Answering Pope Francis’s Call to Respect Women in South Sudan

By Ambassador Callista L. Gingrich

After departing the Democratic Republic of the Congo, Pope Francis participated in an ecumenical pilgrimage for peace in South Sudan, February 3 – 5, with the Archbishop of Canterbury, Justin Welby, and the Right Reverend Iain Greenshields, Moderator of the General Assembly of the Church of Scotland.

Pope Francis brought a message of hope, reconciliation, and peace to South Sudan, a nation whose people have endured decades of violence and civil conflict. After a nearly 40-year rebellion against Sudan’s government and the establishment of an independent South Sudan in 2011, the new country descended into another civil war in 2013. The brutal war brought an onslaught of mass killings, sexual violence, and other atrocities. 

Though a peace agreement was signed in 2018, the terms have not been fully implemented and the peace process has stalled. The violence plaguing the nation continues and has led to what is still the largest refugee crisis in Africa. According to the United Nations, there are nearly 2.3 million displaced refugees from South Sudan. Additionally, the country has 2 million internally displaced persons due to conflict, insecurity, and other weather-related causes. 

Women and girls in South Sudan, in particular, have been devastated by this ongoing crisis. Tragically, an estimated four-in-10 women and girls in South Sudan have been victims of one or more forms of assault. They are especially vulnerable as conflict-related sexual violence is “systematic” and “widespread,” according to a report by the United Nations Commission on Human Rights in South Sudan. The commission further reported that “sexual violence in South Sudan has been instrumentalized as a reward and entitlement for youth and men participating in conflict.”

While meeting with internally displaced persons on Saturday, Pope Francis called for an end to all conflict and for the respectful treatment of women, who he said “are the key to transforming the country.”

Pope Francis offered encouragement to a crowd of more than 100,000 people who gathered on Sunday to celebrate Mass. “Even though we are tiny and frail, even when our strength seems paltry before the magnitude of our problems and the blind fury of violence,” he said during the homily, “we Christians are able to make a decisive contribution to changing history.”

A group of 60 young people and 24 adults from the Diocese of Rumbek walked more than 255 miles over nine days to Juba to hear and bear witness to this message from the Holy Father.    

And among them was Sister Orla Treacy, whose work and leadership at the Loreto Rumbek Mission are paving the way to a brighter future for girls and young women in South Sudan.  

The Loreto Rumbek Mission includes a co-educational primary school, a boarding secondary school for girls, and a primary health care center.
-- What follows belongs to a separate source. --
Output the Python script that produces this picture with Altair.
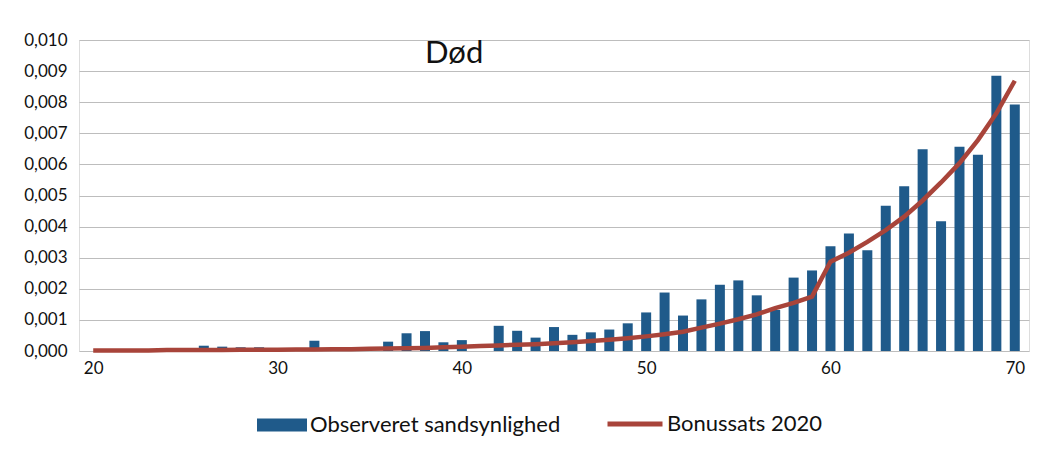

Sister Orla and the Loreto Sisters offer girls between the ages of five and 20 the opportunity to chart new courses for their lives by receiving a holistic education in a safe, supportive, and caring community. 

In South Sudan, where half of the nation’s women are married before they are 18 years old, such opportunities are not often offered. Approximately 75 percent of girls in the country don’t go to school so that their families can arrange a marriage in exchange for a dowry. 

Young women can be auctioned off for cows – which are valued at up to $1,000 each. Those who are younger or seen as beautiful, fertile, and of a high social class, can be sold for as many as 200 cows, while more typically, women are sold for 50 to 100 cows. Some families don’t send their daughters and nieces to school because they fear that the potential for sexual assault and other dangers could lower their value and marriage prospects.

The Loreto Rumbek Mission works to overcome this challenge by signing contracts with parents of secondary school-aged girls that affirm the students will remain in school for four years. Since the establishment of the school in 2008, the mission has grown to graduate approximately 50 to 60 girls in each class, a number that Sister Orla expects to double in the coming years.

The impact of Sister Orla and the Loreto Rumbek Mission’s work is clear. As secondary school graduate, Martha Malok Acingath said, “Support facilities like the Loreto mission educate and empower girls to achieve more and to be the best of themselves. I’m privileged.” 

By offering young women the opportunity to pursue a better future for themselves and for their country, Sister Orla Treacy and the Loreto Rumbek Mission are an answer to Pope Francis’s call to give the women and girls of South Sudan the honor, respect, and appreciation they deserve.